Editorials

Money talks? One BOG member hoped so

By the Observer editorial board

Henry Hinton talks with UNC President Margaret Spellings last year.
Henry Hinton talks with UNC President Margaret Spellings last year. cliddy@newsobserver.com

Many people suspect that the pay-to-play culture is strong in the halls of state government. That suspicion is only bolstered by people like Henry Hinton.

Hinton, a broadcast executive from Greenville, hoped the House would reappoint him to the UNC Board of Governors last week. So he sent top legislators a note.

“I would challenge you to find anyone who has worked harder than myself to get conservatives elected and keep them there,” Hinton wrote, according to the N.C. Insider news service. “In fact I have been leading an effort for a new PAC to raise $250,000 to help with the 2018 elections. We have had two organizational meetings and are planning a kickoff on April 26th with an invitation list of over 200 people.”

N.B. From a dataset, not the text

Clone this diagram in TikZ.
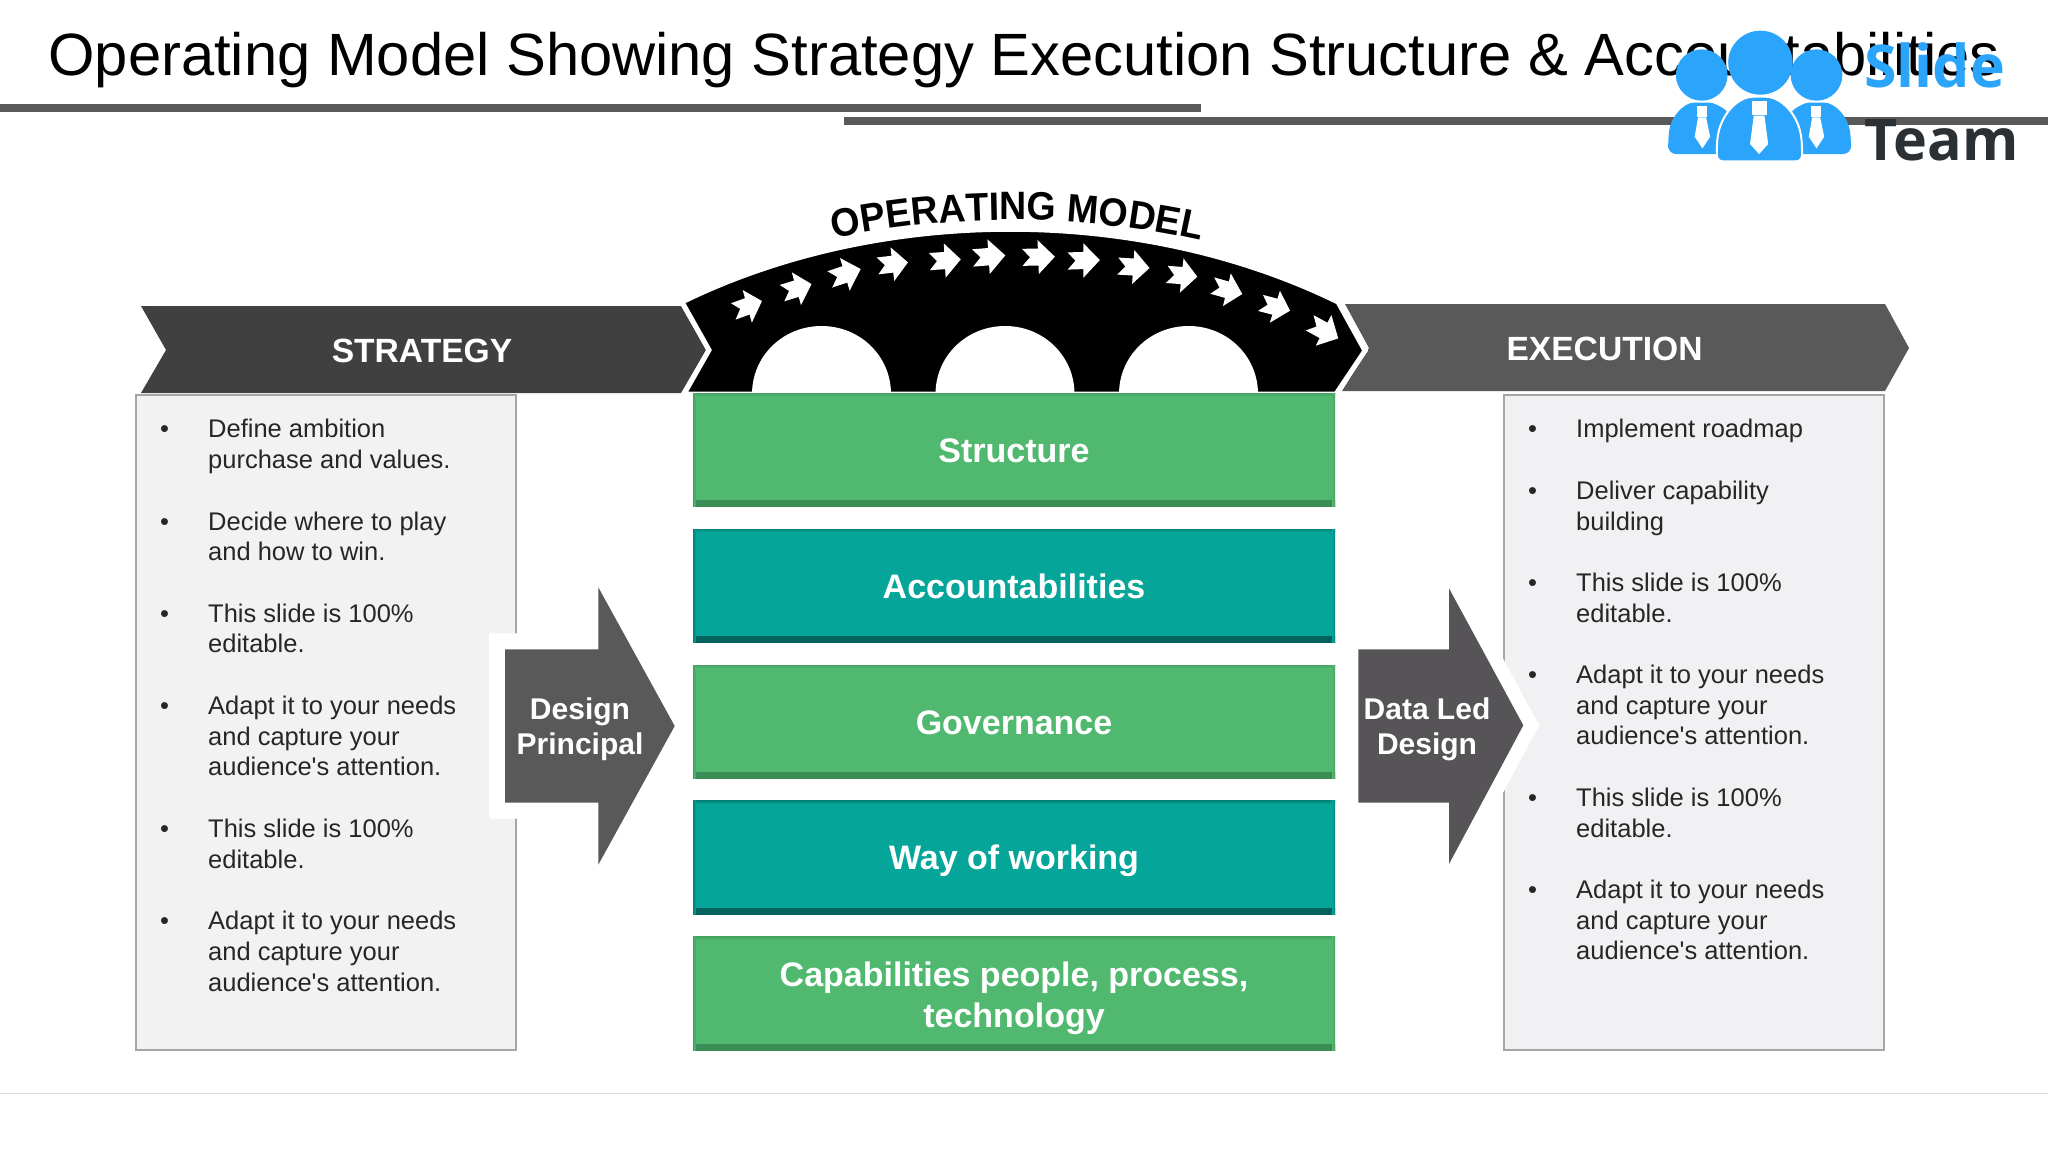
\documentclass[tikz,border=0pt]{standalone}
\usepackage{fontspec}
\usetikzlibrary{calc,decorations.text}
\newfontfamily\arial{Liberation Sans}
\newfontfamily\opfont[FakeStretch=0.95]{Liberation Sans Bold}
\newfontfamily\logofont{Open Sans}
\definecolor{gdark}{HTML}{404040}
\definecolor{gmid}{HTML}{595959}
\definecolor{gmidb}{HTML}{565457}
\definecolor{boxl}{HTML}{F2F2F2}
\definecolor{boxr}{HTML}{F1F0F3}
\definecolor{boxline}{HTML}{A6A6A6}
\definecolor{grn}{HTML}{51B96F}
\definecolor{grne}{HTML}{3A8A55}
\definecolor{tel}{HTML}{05A699}
\definecolor{tele}{HTML}{03605B}
\definecolor{logoblue}{HTML}{2BA5FB}
\definecolor{logodark}{HTML}{2B3035}
\tikzset{
  head/.style={text=white,font=\arial\bfseries\fontsize{16.8}{20}\selectfont,inner sep=0pt},
  arrowtxt/.style={text=white,align=center,font=\arial\bfseries\fontsize{15}{17.6}\selectfont,inner sep=0pt},
  linetxt/.style={anchor=base west,inner sep=0pt,text=black!85,font=\arial\fontsize{12.75}{15}\selectfont},
  oneline/.style={text height=14.2pt,text depth=2pt},
  block/.style n args={2}{minimum width=321pt,minimum height=56.7pt,inner sep=0pt,fill=#1,
    text=white,align=center,font=\arial\bfseries\fontsize{17}{20.65}\selectfont,
    path picture={
      \shade[bottom color=#2,top color=#1] (path picture bounding box.south west) rectangle ($(path picture bounding box.south east)+(0,-6)$);
      \shade[top color=#2!45!#1,bottom color=#1] (path picture bounding box.north west) rectangle ($(path picture bounding box.north east)+(0,3)$);
      \shade[left color=#2!55!#1,right color=#1] (path picture bounding box.south west) rectangle ($(path picture bounding box.north west)+(3,0)$);
      \shade[right color=#2!55!#1,left color=#1] (path picture bounding box.south east) rectangle ($(path picture bounding box.north east)+(-3,0)$);
    }},
  textbox/.style={draw=boxline,line width=1pt,inner sep=0pt},
}
\begin{document}
\begin{tikzpicture}[x=0.5pt,y=-0.5pt]
\useasboundingbox (0,0) rectangle (2048,1152);
\fill[white] (0,0) rectangle (2048,1152);
% title and rules
\node[anchor=base west,inner sep=0pt,text=black,font=\arial\fontsize{29.85}{36}\selectfont] (title) at (48,75.5) {Operating Model Showing Strategy Execution Structure \& Accountabilities};
\fill[gmid] (0,104) rectangle (1201,112);
\fill[gmid] (844,117) rectangle (2048,125);
\draw[color=black!15,line width=0.75pt] (0,1093.3) -- (2048,1093.3);
% chevrons
\fill[gdark] (141,306) -- (681,306) -- (706,350) -- (681,393) -- (141,393) -- (166,350) -- cycle;
\fill[gmid] (1345,304) -- (1885,304) -- (1909,348) -- (1885,391) -- (1342,391) -- (1369,348) -- cycle;
\node[head] (strategy) at (422,351) {STRATEGY};
\node[head] (execution) at (1604.5,349) {EXECUTION};
% arch
\filldraw[fill=black,draw=white,line width=2.5pt,line join=miter]
  (682,302) .. controls (880,205) and (1140,205) .. (1338,302) -- (1365,350.7) -- (1336,394) -- (684,394) -- (709,350) -- cycle;
\foreach \wx in {752,935.5,1119}{
  \fill[white] (\wx,394) .. controls (\wx,356) and ({\wx+31},326) .. ({\wx+69.6},326)
     .. controls ({\wx+108},326) and ({\wx+139},356) .. ({\wx+139},394) -- cycle;
}
\begin{scope}[shift={(660,170)},x=0.2296pt,y=-0.1667pt]
\foreach \tx/\ty/\ax/\ay/\bx/\by in {
  222/393/180/360/200/458, 330/342/287/307/307/405, 437/297/392/264/413/362,
  540/277/502/232/510/333, 655/268/618/220/622/323, 752/256/713/208/718/312,
  860/260/822/210/825/312, 958/270/922/220/922/323, 1066/294/1033/240/1028/342,
  1170/320/1140/265/1132/368, 1268/372/1243/310/1226/408, 1372/422/1350/362/1328/458,
  1477/505/1462/435/1428/527}{
  \pgfmathsetmacro\mx{(\ax+\bx)/2}
  \pgfmathsetmacro\my{(\ay+\by)/2}
  \pgfmathsetmacro\ux{\tx-\mx}
  \pgfmathsetmacro\uy{\ty-\my}
  \pgfmathsetmacro\vx{\ax-\mx}
  \pgfmathsetmacro\vy{\ay-\my}
  \fill[white] (\tx,\ty) \foreach \u/\v in {0/1,0/0.5,-0.95/0.5,-0.48/0,-0.95/-0.5,0/-0.5,0/-1}{
     -- ({\mx+(\u)*\ux+(\v)*\vx},{\my+(\u)*\uy+(\v)*\vy}) } -- cycle;
}
\end{scope}
\path[decorate,decoration={text along path,text align={fit to path},
   text={|\opfont\fontsize{19.8}{20}\selectfont|OPERATING MODEL}}]
   (833.5,238.3) .. controls (955,213.5) and (1080,213.5) .. (1201,240.7);
% text boxes
\node[textbox,fill=boxl,anchor=north west,minimum width=190pt,minimum height=327.6pt] (leftbox) at (135.3,394) {};
\node[textbox,fill=boxr,anchor=north west,minimum width=190pt,minimum height=327.6pt] (rightbox) at (1503,394) {};
% arrows with white halo
\filldraw[fill=gmid,draw=white,line width=16pt,line join=miter] (505,649.3) -- (598.3,649.3) -- (598.3,587.3) -- (674.7,726) -- (598.3,864.7) -- (598.3,802.7) -- (505,802.7) -- cycle;
\fill[gmid] (505,649.3) -- (598.3,649.3) -- (598.3,587.3) -- (674.7,726) -- (598.3,864.7) -- (598.3,802.7) -- (505,802.7) -- cycle;
\filldraw[fill=gmidb,draw=white,line width=14pt,line join=miter] (1358.3,649.3) -- (1449,649.3) -- (1449,588.3) -- (1523.3,725.3) -- (1449,864) -- (1449,802.7) -- (1358.3,802.7) -- cycle;
\fill[gmidb] (1358.3,649.3) -- (1449,649.3) -- (1449,588.3) -- (1523.3,725.3) -- (1449,864) -- (1449,802.7) -- (1358.3,802.7) -- cycle;
\node[arrowtxt] (design) at (580,729.6) {Design\\Principal};
\node[arrowtxt] (dataled) at (1427,729.6) {Data Led\\Design};
% centre blocks
\node[block={grn}{grne},oneline] (b1) at (1014,450) {Structure};
\node[block={tel}{tele},oneline] (b2) at (1014,585.9) {Accountabilities};
\node[block={grn}{grne},oneline] (b3) at (1014,721.8) {Governance};
\node[block={tel}{tele},oneline] (b4) at (1014,857.6) {Way of working};
\node[block={grn}{grne}] (b5) at (1014,993.5) {\rule{0pt}{17.4pt}Capabilities people, process,\\technology};
% left list
\foreach \y/\txt [count=\i] in {437.7/Define ambition,468.4/purchase and values.,530/Decide where to play,560.7/and how to win.,622/This slide is 100\%,652.8/editable.,714/Adapt it to your needs,745/and capture your,775.4/audience's attention.,837/This slide is 100\%,868/editable.,929.5/Adapt it to your needs,960/and capture your,991/audience's attention.}{
  \node[linetxt] (l\i) at (207.8,\y) {\txt};
}
\foreach \y [count=\i] in {437.7,530,622,714,837,929.5}{
  \node[linetxt] (lb\i) at (159.6,\y) {•};
}
% right list
\foreach \y/\txt [count=\i] in {437.7/Implement roadmap,499/Deliver capability,530/building,591.3/This slide is 100\%,622.3/editable.,683.3/Adapt it to your needs,714/and capture your,744.7/audience's attention.,806.3/This slide is 100\%,837/editable.,898/Adapt it to your needs,929/and capture your,959.6/audience's attention.}{
  \node[linetxt] (r\i) at (1575.8,\y) {\txt};
}
\foreach \y [count=\i] in {437.7,499,591.3,683.3,806.3,898}{
  \node[linetxt] (rb\i) at (1527.6,\y) {•};
}
% logo
\begin{scope}[shift={(1600,0)},x=0.1678pt,y=-0.1667pt]
\fill[logoblue] (303,225) circle[radius=77];
\fill[logoblue] (645,225) circle[radius=77];
\fill[logoblue] (478,188) circle[radius=96];
\fill[logoblue,rounded corners=4pt] (203,462) -- (203,420) .. controls (210,350) and (250,308) .. (303,308) .. controls (340,308) and (370,325) .. (390,350) -- (390,462) -- cycle;
\fill[logoblue,rounded corners=4pt] (748,462) -- (748,420) .. controls (740,350) and (700,308) .. (645,308) .. controls (610,308) and (580,325) .. (560,350) -- (560,462) -- cycle;
\filldraw[fill=logoblue,draw=white,line width=1pt,rounded corners=3pt] (348,484) -- (348,440) .. controls (355,345) and (410,290) .. (475,290) .. controls (540,290) and (595,345) .. (602,440) -- (602,484) -- cycle;
\fill[white] (452,303) rectangle (498,345);
\fill[white] (458,347) -- (447,432) -- (474,462) -- (501,432) -- (490,347) -- cycle;
\fill[white] (290,318) rectangle (318,350);
\fill[white] (292,352) -- (282,410) -- (305,445) -- (328,410) -- (316,352) -- cycle;
\fill[white] (630,318) rectangle (658,350);
\fill[white] (632,352) -- (622,410) -- (645,445) -- (668,410) -- (656,352) -- cycle;
\end{scope}
\node[anchor=base west,inner sep=0pt,text=logoblue,font=\logofont\bfseries\fontsize{29.5}{36}\selectfont] (slide) at (1864,87.5) {Slide};
\node[anchor=base west,inner sep=0pt,text=logodark,font=\logofont\bfseries\fontsize{28.7}{36}\selectfont] (team) at (1864,160.5) {Team};
\end{tikzpicture}
\end{document}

Well now. That’s candid. Hinton wrote mostly about comments he had made about the hiring of a chancellor at East Carolina University. But to so brazenly inject his political fundraising prowess was unusually, er, transparent.

It’s no surprise, sadly, that one’s status as a big donor might be a key criterion in selecting board members. But we must note that in overseeing a premier university system with 16 campuses and some 220,000 students, other attributes might help too. Like a vision for educational excellence.

To the House’s credit, they were not swayed by Hinton’s boasting and ended up not reappointing him to the board. Whether publicity around Hinton’s email to legislators hurt his chances, we may never know.

The House and Senate named 12 members to the board last week. They include former Sen. Bob Rucho, former Reps. Leo Daughtry and Rob Bryan, and former Republican Party chairman Tom Fetzer.

The next board is mostly white and male. Of the 28 voting members, the News & Observer’s Jane Stancill points out, 22 are men. There will be four African-Americans and one American Indian.